Business Through an AI Lens
SLB operates across four divisions: Digital and Integration (the highest-margin segment, approximately 25% of revenue), Reservoir Performance (wireline, testing, and production chemistry), Well Construction (drilling fluids, bits, drilling systems), and Production Systems (artificial lift, completions, subsea). The company serves E&P operators in 120 countries and has approximately 99,000 employees.
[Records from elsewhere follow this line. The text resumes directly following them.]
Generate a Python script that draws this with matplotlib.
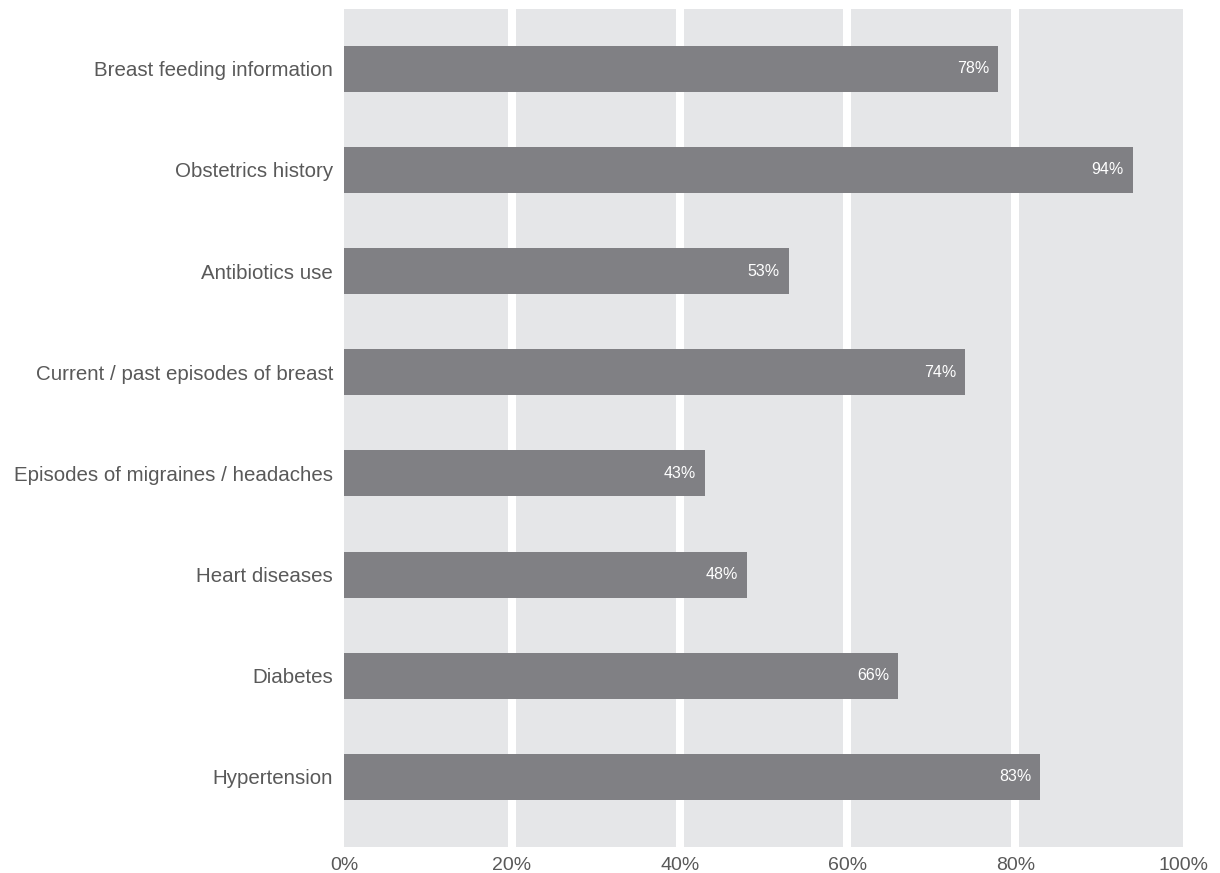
import matplotlib
matplotlib.use("Agg")
import matplotlib.pyplot as plt

categories = [
    "Hypertension",
    "Diabetes",
    "Heart diseases",
    "Episodes of migraines / headaches",
    "Current / past episodes of breast",
    "Antibiotics use",
    "Obstetrics history",
    "Breast feeding information",
]
values = [83, 66, 48, 43, 74, 53, 94, 78]
xticks = [0, 20, 40, 60, 80, 100]
xtick_labels = ["0%", "20%", "40%", "60%", "80%", "100%"]

plt.rcParams["font.family"] = ["Liberation Sans", "DejaVu Sans"]

fig = plt.figure(figsize=(12.2, 8.73), dpi=100)
ax = fig.add_axes([0.282, 0.030, 0.6877, 0.9597])

bg = "#e5e6e8"
bar_color = "#808084"
text_color = "#595959"

ax.set_facecolor(bg)
for s in ax.spines.values():
    s.set_visible(False)

for t in xticks[1:-1]:
    ax.axvline(t, color="white", lw=5.8, zorder=1)

ypos = list(range(len(categories)))
ax.barh(ypos, values, height=0.455, color=bar_color, zorder=2)

for y, v in zip(ypos, values):
    ax.text(v - 1.05, y, f"{v}%", ha="right", va="center",
            color="white", fontsize=11.5, zorder=3)

ax.set_xlim(0, 100)
ax.set_ylim(-0.69, 7.59)
ax.set_xticks(xticks)
ax.set_xticklabels(xtick_labels, fontsize=14, color=text_color)
ax.set_yticks(ypos)
ax.set_yticklabels(categories, fontsize=14.8, color=text_color)
ax.tick_params(axis="both", length=0)
ax.tick_params(axis="y", pad=8)
ax.tick_params(axis="x", pad=7)

fig.savefig("out.png", dpi=100, facecolor="white")
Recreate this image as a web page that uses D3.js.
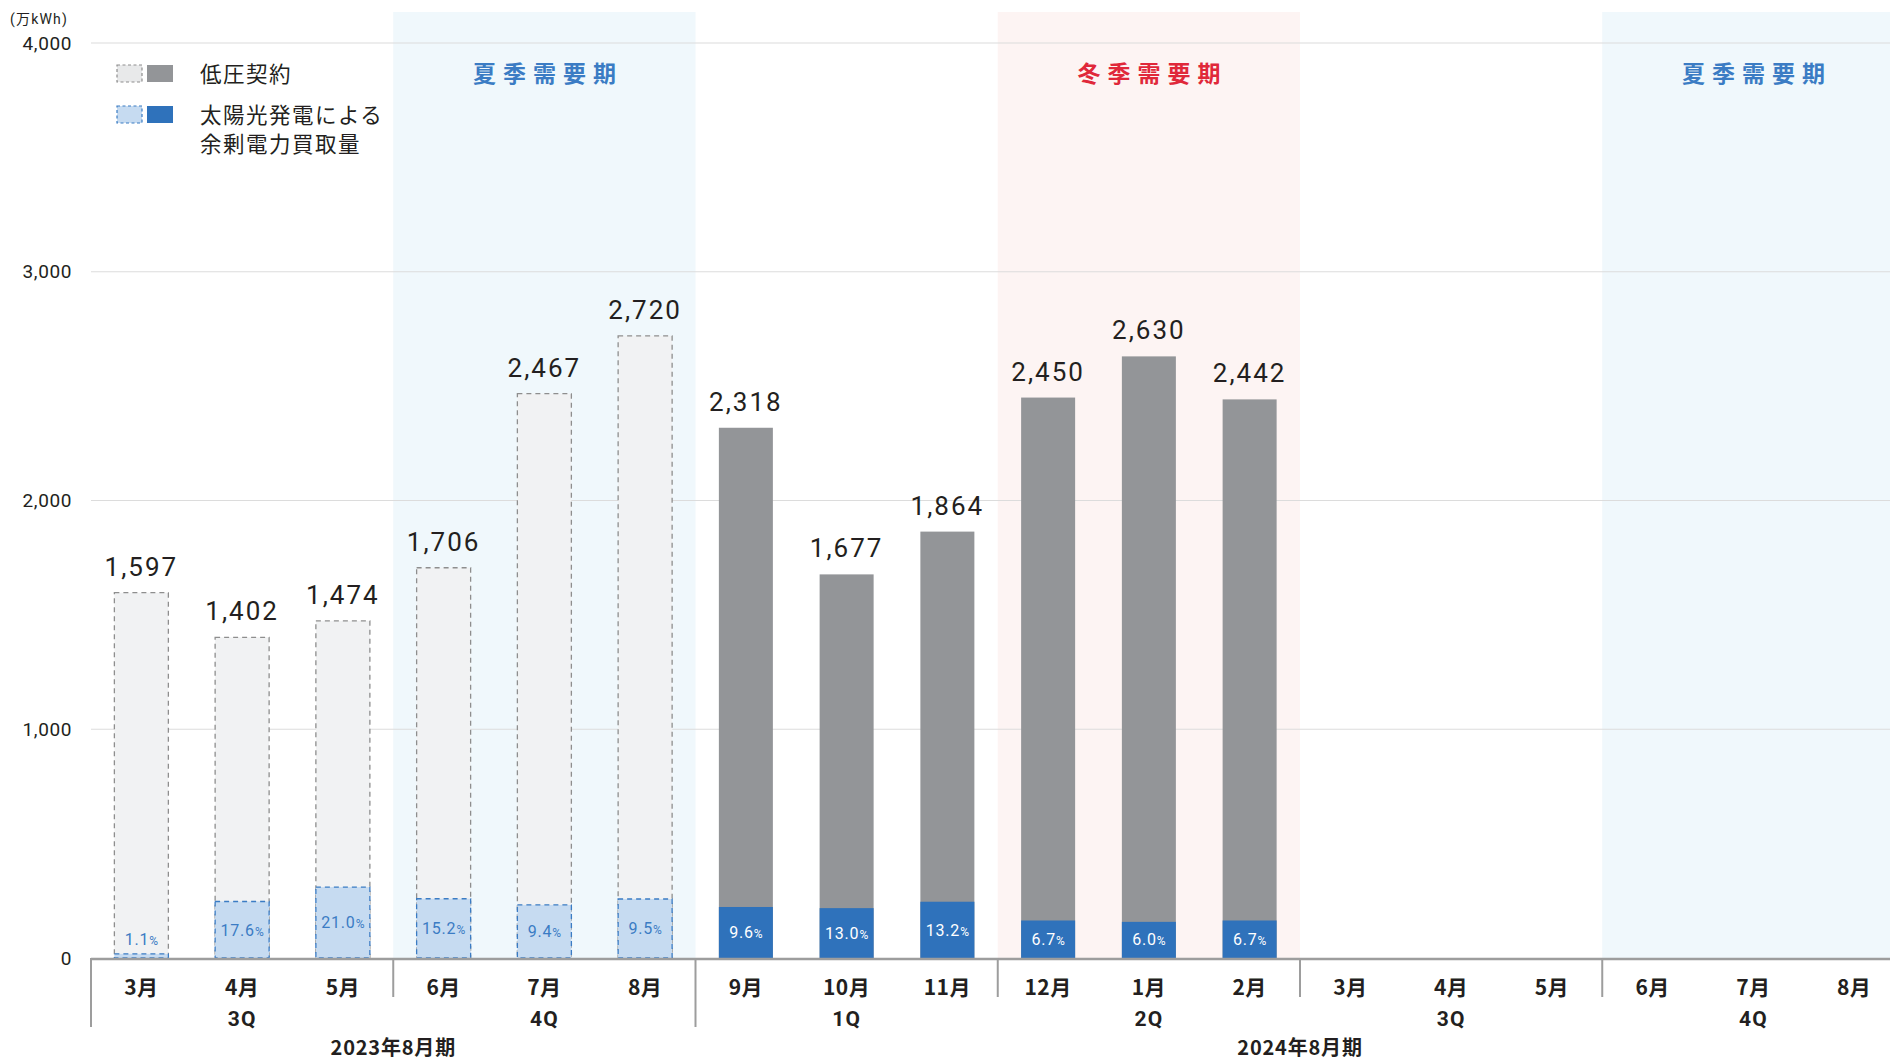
<!DOCTYPE html>
<html><head><meta charset="utf-8">
<script src="https://cdn.jsdelivr.net/npm/d3@7/dist/d3.min.js"></script>
<style>
html,body{margin:0;padding:0;background:#fff;}
svg{display:block;}
text{font-family:Roboto,"Noto Sans CJK JP",sans-serif;}
.jp{font-family:"Noto Sans CJK JP",sans-serif;}
</style></head>
<body>
<svg id="c" width="1890" height="1060"></svg>
<script>
// ---- data ----
const months = ["3月","4月","5月","6月","7月","8月","9月","10月","11月","12月","1月","2月","3月","4月","5月","6月","7月","8月"];
const totals = [1597,1402,1474,1706,2467,2720,2318,1677,1864,2450,2630,2442,null,null,null,null,null,null];
const solar  = [18,247,310,259,232,258,223,218,246,164,158,164,null,null,null,null,null,null];
const solarPct = ["1.1","17.6","21.0","15.2","9.4","9.5","9.6","13.0","13.2","6.7","6.0","6.7",null,null,null,null,null,null];
const reference = [true,true,true,true,true,true,false,false,false,false,false,false,false,false,false,false,false,false];
const quarters = [{label:"3Q",start:0},{label:"4Q",start:3},{label:"1Q",start:6},{label:"2Q",start:9},{label:"3Q",start:12},{label:"4Q",start:15}];
const fiscalYears = [{label:"2023年8月期",start:0,end:6},{label:"2024年8月期",start:6,end:18}];
const seasons = [{label:"夏季需要期",start:3,end:6,type:"summer"},{label:"冬季需要期",start:9,end:12,type:"winter"},{label:"夏季需要期",start:15,end:18,type:"summer"}];
const yTicks = [0,1000,2000,3000,4000];
const legendItems = [{lines:["低圧契約"],kind:"grid"},{lines:["太陽光発電による","余剰電力買取量"],kind:"solar"}];

// ---- layout ----
const svg = d3.select("#c");
const idx = d3.range(months.length);
const x = d3.scaleBand().domain(idx).range([91, 1904.5]).paddingInner(0.464).paddingOuter(0.232);
const step = x.step();
const edge = i => x(i) - (step - x.bandwidth())/2; // band left boundary
const y = d3.scaleLinear().domain([0,4000]).range([958, 43]);
const x0 = 91, xEnd = 1890;

const C = {
  gridFill:"#939598", gridRefFill:"#f1f2f3", gridRefStroke:"#8e8e8e",
  solarFill:"#2f72bb", solarRefFill:"#c6dbf1", solarRefStroke:"#3b7cc4",
  summer:"#f0f8fc", winter:"#fdf4f3", summerText:"#3b7cc4", winterText:"#e0283a",
  text:"#231f20", axis:"#9d9d9d", gridline:"#dcdcdc"
};

// season shading
svg.append("g").selectAll("rect").data(seasons).join("rect")
  .attr("x", d => edge(d.start)).attr("y", 12)
  .attr("width", d => (d.end - d.start) * step)
  .attr("height", y(0) - 12)
  .attr("fill", d => d.type==="summer"?C.summer:C.winter);

// gridlines
svg.append("g").selectAll("line").data(yTicks.filter(t=>t>0)).join("line")
  .attr("x1", x0).attr("x2", xEnd).attr("y1", d=>y(d)).attr("y2", d=>y(d))
  .attr("stroke", C.gridline).attr("stroke-width", 1.2);

// y axis labels
svg.append("g").selectAll("text").data(yTicks).join("text")
  .attr("x", 72).attr("y", d=>y(d)).attr("dy","0.35em").attr("text-anchor","end")
  .attr("font-size", 19).attr("fill", C.text).attr("letter-spacing", 0.6)
  .text(d => d3.format(",")(d));
svg.append("text").attr("x", 10).attr("y", 24).attr("font-size", 14).attr("fill", C.text)
  .attr("letter-spacing", 1.2).text("(万kWh)");

// season labels
svg.append("g").selectAll("text").data(seasons).join("text").attr("class","jp")
  .attr("x", d => edge(d.start) + 1.5*step + 3.5).attr("y", 74).attr("dy","0.36em")
  .attr("text-anchor","middle").attr("font-size", 23).attr("font-weight", 700)
  .attr("letter-spacing", 7)
  .attr("fill", d => d.type==="summer"?C.summerText:C.winterText).text(d=>d.label);

// bars
const data = idx.filter(i => totals[i] != null).map(i => ({i, total: totals[i], solar: solar[i], pct: solarPct[i], ref: reference[i]}));
const bars = svg.append("g").selectAll("g").data(data).join("g");
bars.append("rect")
  .attr("x", d => x(d.i)).attr("width", x.bandwidth())
  .attr("y", d => y(d.total)).attr("height", d => y(0) - y(d.total))
  .attr("fill", d => d.ref ? C.gridRefFill : C.gridFill)
  .attr("stroke", d => d.ref ? C.gridRefStroke : "none")
  .attr("stroke-width", 1.3).attr("stroke-dasharray", "5,4");
bars.append("rect")
  .attr("x", d => x(d.i)).attr("width", x.bandwidth())
  .attr("y", d => y(d.solar)).attr("height", d => y(0) - y(d.solar))
  .attr("fill", d => d.ref ? C.solarRefFill : C.solarFill)
  .attr("stroke", d => d.ref ? C.solarRefStroke : "none")
  .attr("stroke-width", 1.3).attr("stroke-dasharray", "5,4");
// total labels
bars.append("text")
  .attr("x", d => x(d.i) + x.bandwidth()/2).attr("y", d => y(d.total) - 17)
  .attr("text-anchor","middle").attr("font-size", 26).attr("fill", C.text)
  .attr("letter-spacing", 2)
  .text(d => d3.format(",")(d.total));
// percent labels
const pt = bars.append("text")
  .attr("x", d => x(d.i) + x.bandwidth()/2)
  .attr("y", d => y(0) - Math.max((y(0)-y(d.solar))/2, 19))
  .attr("dy","0.36em").attr("text-anchor","middle")
  .attr("fill", d => d.ref ? C.solarRefStroke : "#fff");
pt.append("tspan").attr("font-size", 16).attr("letter-spacing", 0.8).text(d => d.pct);
pt.append("tspan").attr("font-size", 12).text("%");

// x axis line
svg.append("line").attr("x1", x0).attr("x2", xEnd).attr("y1", y(0)+1).attr("y2", y(0)+1)
  .attr("stroke", C.axis).attr("stroke-width", 2.5);
// separators
const fyStarts = fiscalYears.map(f => f.start);
svg.append("g").selectAll("line").data(quarters).join("line")
  .attr("x1", d => edge(d.start)).attr("x2", d => edge(d.start))
  .attr("y1", y(0)).attr("y2", d => fyStarts.includes(d.start) ? 1027 : 997)
  .attr("stroke", C.axis).attr("stroke-width", 2);

// month labels
svg.append("g").selectAll("text").data(idx).join("text").attr("class","jp")
  .attr("x", i => x(i) + x.bandwidth()/2).attr("y", 987).attr("dy","0.36em")
  .attr("text-anchor","middle").attr("font-size", 21).attr("font-weight", 700).attr("fill", C.text)
  .attr("letter-spacing", 0.5)
  .text(i => months[i]);
// quarter labels
svg.append("g").selectAll("text").data(quarters).join("text")
  .attr("x", d => edge(d.start) + 1.5*step).attr("y", 1018).attr("dy","0.36em")
  .attr("text-anchor","middle").attr("font-size", 21).attr("font-weight", 700).attr("fill", C.text)
  .attr("letter-spacing", 1)
  .text(d => d.label);
// fiscal year labels
svg.append("g").selectAll("text").data(fiscalYears).join("text").attr("class","jp")
  .attr("x", d => edge(d.start) + (d.end-d.start)*step/2).attr("y", 1048).attr("dy","0.36em")
  .attr("text-anchor","middle").attr("font-size", 20).attr("font-weight", 700).attr("fill", C.text)
  .attr("letter-spacing", 0.8)
  .text(d => d.label);

// legend
const lg = svg.append("g").selectAll("g").data(legendItems).join("g")
  .attr("transform", (d,k) => `translate(117,${k===0?65:106})`);
lg.append("rect").attr("x",0).attr("y",0).attr("width",25).attr("height",17)
  .attr("fill", d => d.kind==="grid" ? "#e8e9ea" : C.solarRefFill)
  .attr("stroke", d => d.kind==="grid" ? C.gridRefStroke : C.solarRefStroke)
  .attr("stroke-width",1.2).attr("stroke-dasharray","3,2.5");
lg.append("rect").attr("x",30).attr("y",0).attr("width",26).attr("height",17)
  .attr("fill", d => d.kind==="grid" ? C.gridFill : C.solarFill);
const lt = lg.append("text").attr("class","jp")
  .attr("font-size", 21.5).attr("letter-spacing", 1.5).attr("fill", C.text);
lt.selectAll("tspan").data(d => d.lines).join("tspan")
  .attr("x", 83).attr("y", (ln,k) => 9 + k*29).attr("dy","0.36em").text(ln => ln);
</script>
</body></html>
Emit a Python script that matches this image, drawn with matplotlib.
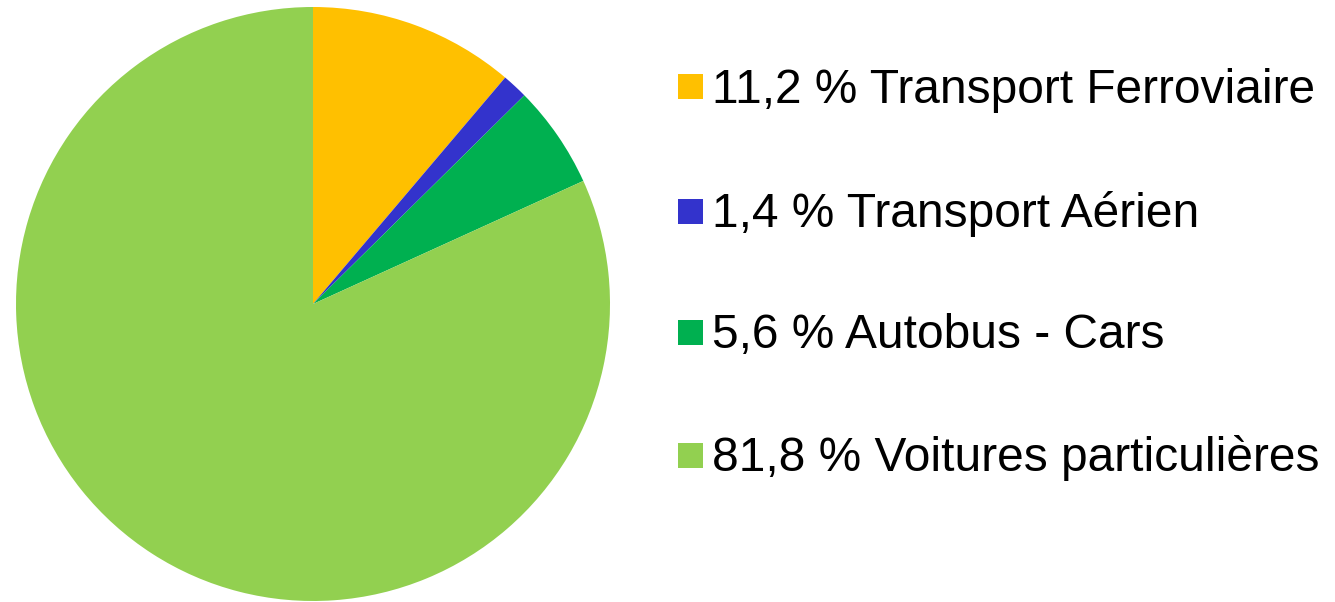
import matplotlib.pyplot as plt
from matplotlib.patches import Rectangle

labels = ["Transport Ferroviaire", "Transport Aérien", "Autobus - Cars", "Voitures particulières"]
values = [11.2, 1.4, 5.6, 81.8]
colors = ["#FFC000", "#3333CC", "#00B050", "#92D050"]

W, H = 1335, 602
fig = plt.figure(figsize=(W / 100, H / 100), dpi=100)

# pie: centre (313, 304) px, radius ~297 px
cx, cy, r = 313, 304, 297
ax = fig.add_axes([(cx - r) / W, (H - cy - r) / H, 2 * r / W, 2 * r / H])
ax.pie(values, colors=colors, startangle=90, counterclock=False,
       wedgeprops=dict(linewidth=0))
ax.set_xlim(-1, 1)
ax.set_ylim(-1, 1)
ax.set_aspect("equal")
ax.axis("off")

# legend drawn by hand: square + text per row (baselines in px from top)
baselines = [103, 227, 348, 471]
for lab, v, c, b in zip(labels, values, colors, baselines):
    sq_c = b - 16
    fig.add_artist(Rectangle((678 / W, (H - sq_c - 12.5) / H), 25 / W, 25 / H,
                             transform=fig.transFigure, color=c, lw=0))
    txt = f"{v:.1f}".replace(".", ",") + " % " + lab
    fig.text(712 / W, (H - b) / H, txt, fontsize=34.5, family="Liberation Sans",
             va="baseline", ha="left", color="black")

plt.savefig("out.png", dpi=100)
The Delfi platform is the centerpiece of SLB's AI strategy. Launched in 2017 and significantly expanded since, Delfi is a cloud-based digital platform that provides AI-powered reservoir characterization, drilling optimization, and production management applications. SLB has integrated multiple machine learning tools — including generative AI for geological report drafting and neural network-based seismic interpretation — into the Delfi ecosystem. In 2023, the company signed a landmark agreement with Aramco to deploy Delfi across Aramco's global operations, representing one of the largest enterprise AI software deals in the energy industry.
The fundamental tension in SLB's AI strategy is this: by building and licensing AI tools that allow operators to perform subsurface analysis in-house, SLB is potentially cannibalizing its own high-margin technical services business — the interpretation and consulting services that have historically commanded premium pricing precisely because they require scarce human expertise.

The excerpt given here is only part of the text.